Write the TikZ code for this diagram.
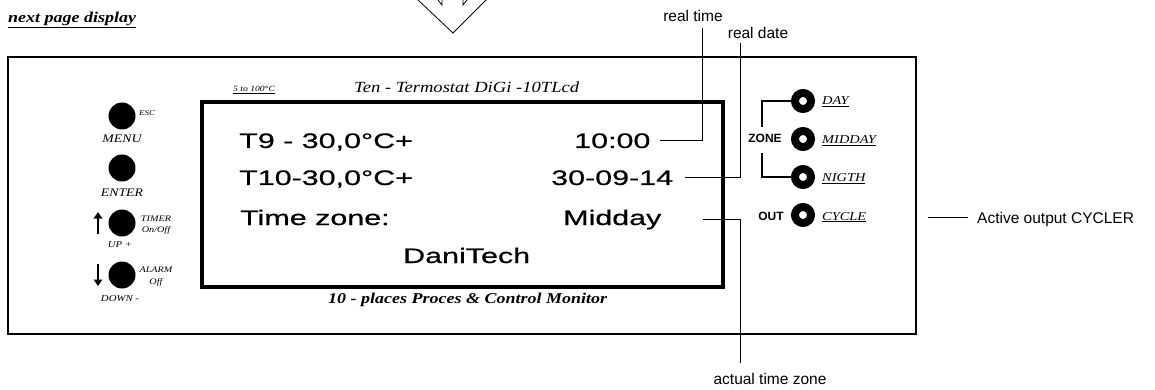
\documentclass[tikz,border=0pt]{standalone}
\usepackage{fontspec}
\setmainfont{Liberation Serif}
\setsansfont{Liberation Sans}
\newfontfamily\lcdfont[FakeStretch=1.45,FakeBold=0.6]{Liberation Sans}
\newfontfamily\wserif[FakeStretch=1.2]{Liberation Serif}
\usetikzlibrary{arrows.meta}
\newcommand\fsz[1]{\fontsize{#1}{#1}\selectfont}
\begin{document}
\begin{tikzpicture}[x=1pt,y=-1pt,
  lcd/.style={font=\lcdfont\fsz{21}, inner sep=0pt, anchor=base west},
  lbl/.style={font=\sffamily\fsz{15.5}, inner sep=0pt, anchor=base},
  conn/.style={line width=0.8pt},
  btn/.style={circle, fill=black, minimum size=27pt, inner sep=0pt},
  led/.style={circle, draw=black, line width=8pt, fill=white, minimum size=16pt, inner sep=0pt},
  keylbl/.style={font=\wserif\itshape\fsz{11.5}, inner sep=0pt, anchor=base},
  smalllbl/.style={font=\wserif\itshape\fsz{8.5}, inner sep=0pt, anchor=base},
  ledlbl/.style={font=\wserif\itshape\fsz{12}, inner sep=0pt, anchor=base west},
  bold/.style={font=\sffamily\bfseries\fsz{12}, inner sep=0pt, anchor=base},
  bracket/.style={line width=2pt},
  keyarrow/.style={line width=2.8pt, -{Triangle[width=8.5pt,length=6.5pt]}}
]
\useasboundingbox (0,0) rectangle (1155,390);

% heading and top arrow
\node[font=\wserif\bfseries\itshape\fsz{15}, inner sep=0pt, anchor=base west] (next) at (8,23) {\underline{next page display}};
\draw[line width=0.8pt] (418,0) -- (453,33) -- (486,0);
\draw[line width=0.8pt] (438,0) -- (442,5) -- (442,0);
\draw[line width=0.8pt] (467,0) -- (463,5) -- (463,0);

% panel and display
\draw[line width=1.5pt] (8,57) rectangle (916,334);
\draw[line width=4pt] (202,102) rectangle (723,287);
\node[font=\wserif\itshape\fsz{8}, inner sep=0pt, anchor=base west] (range) at (233,92) {\underline{5 to 100°C}};
\node[font=\wserif\itshape\fsz{15.5}, inner sep=0pt, anchor=base west] (title) at (354,93) {Ten - Termostat DiGi -10TLcd};
\node[font=\wserif\bfseries\itshape\fsz{15}, inner sep=0pt, anchor=base west] (sub) at (328,303) {10 - places Proces \& Control Monitor};

% display text
\node[lcd] (t9) at (239,148) {T9 - 30,0°C+};
\node[lcd] (tm) at (574,148) {10:00};
\node[lcd] (t10) at (239,185) {T10-30,0°C+};
\node[lcd] (dt) at (551,185) {30-09-14};
\node[lcd] (tz) at (240,225) {Time zone:};
\node[lcd] (md) at (563,225) {Midday};
\node[lcd] (dani) at (403,263) {DaniTech};

% left keys
\node[btn] (menu) at (122,116) {};
\node[smalllbl, anchor=base west, font=\wserif\itshape\fsz{7.5}] (esc) at (139,116) {ESC};
\node[keylbl] (menul) at (122,143) {MENU};
\node[btn] (enter) at (122,168) {};
\node[keylbl] (enterl) at (122,196) {ENTER};
\node[btn] (up) at (122,223) {};
\node[smalllbl] (timer) at (156,221) {TIMER};
\node[smalllbl] (onoff) at (156,232) {On/Off};
\node[keylbl, font=\wserif\itshape\fsz{9}] (upl) at (120,247) {UP +};
\draw[keyarrow] (98,234) -- (98,212);
\node[btn] (down) at (122,275) {};
\node[smalllbl] (alarm) at (156,272) {ALARM};
\node[smalllbl] (off) at (156,284) {Off};
\node[keylbl, font=\wserif\itshape\fsz{9}] (downl) at (120,301) {DOWN -};
\draw[keyarrow] (98,264) -- (98,286);

% right LEDs
\coordinate (zt) at (762,127);
\coordinate (zb) at (762,153);
\coordinate (dayc) at (803,101);
\coordinate (nigthc) at (803,177);
\draw[bracket] (dayc) -| (zt);
\draw[bracket] (nigthc) -| (zb);
\node[led] (day) at (dayc) {};
\node[led] (midday) at (803,139) {};
\node[led] (nigth) at (nigthc) {};
\node[led] (cycle) at (803,215) {};
\node[ledlbl] (dayl) at (822,105) {\underline{DAY}};
\node[ledlbl] (middayl) at (822,144) {\underline{MIDDAY}};
\node[ledlbl] (nigthl) at (822,182) {\underline{NIGTH}};
\node[ledlbl] (cyclel) at (822,220) {\underline{CYCLE}};
\node[bold] (zone) at (765,143) {ZONE};
\node[bold] (out) at (771,220) {OUT};

% callouts
\node[lbl] (rtl) at (693,22) {real time};
\node[lbl] (rdl) at (758,39) {real date};
\node[lbl] (azl) at (770,384) {actual time zone};
\node[lbl, anchor=base west] (aol) at (977,223) {Active output CYCLER};
\coordinate (rtc) at (702,28);
\coordinate (rdc) at (740,43);
\coordinate (azc) at (740,363);
\coordinate (ao1) at (928,217);
\coordinate (ao2) at (968,217);
\draw[conn] ([xshift=9pt]tm.east) -| (rtc);
\draw[conn] ([xshift=12pt]dt.east) -| (rdc);
\draw[conn] ([xshift=41pt]md.east) -| (azc);
\draw[conn] (ao1) -- (ao2);
\end{tikzpicture}
\end{document}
++++
[TASK TO CARRY OUT]
Write out the lines from the start of the material to the line with "(463,5) -- (463,0);", inclusive and exactly. Skip the pictures.

[TASK OUTPUT]
Write the TikZ code for this diagram.
\documentclass[tikz,border=0pt]{standalone}
\usepackage{fontspec}
\setmainfont{Liberation Serif}
\setsansfont{Liberation Sans}
\newfontfamily\lcdfont[FakeStretch=1.45,FakeBold=0.6]{Liberation Sans}
\newfontfamily\wserif[FakeStretch=1.2]{Liberation Serif}
\usetikzlibrary{arrows.meta}
\newcommand\fsz[1]{\fontsize{#1}{#1}\selectfont}
\begin{document}
\begin{tikzpicture}[x=1pt,y=-1pt,
  lcd/.style={font=\lcdfont\fsz{21}, inner sep=0pt, anchor=base west},
  lbl/.style={font=\sffamily\fsz{15.5}, inner sep=0pt, anchor=base},
  conn/.style={line width=0.8pt},
  btn/.style={circle, fill=black, minimum size=27pt, inner sep=0pt},
  led/.style={circle, draw=black, line width=8pt, fill=white, minimum size=16pt, inner sep=0pt},
  keylbl/.style={font=\wserif\itshape\fsz{11.5}, inner sep=0pt, anchor=base},
  smalllbl/.style={font=\wserif\itshape\fsz{8.5}, inner sep=0pt, anchor=base},
  ledlbl/.style={font=\wserif\itshape\fsz{12}, inner sep=0pt, anchor=base west},
  bold/.style={font=\sffamily\bfseries\fsz{12}, inner sep=0pt, anchor=base},
  bracket/.style={line width=2pt},
  keyarrow/.style={line width=2.8pt, -{Triangle[width=8.5pt,length=6.5pt]}}
]
\useasboundingbox (0,0) rectangle (1155,390);

% heading and top arrow
\node[font=\wserif\bfseries\itshape\fsz{15}, inner sep=0pt, anchor=base west] (next) at (8,23) {\underline{next page display}};
\draw[line width=0.8pt] (418,0) -- (453,33) -- (486,0);
\draw[line width=0.8pt] (438,0) -- (442,5) -- (442,0);
\draw[line width=0.8pt] (467,0) -- (463,5) -- (463,0);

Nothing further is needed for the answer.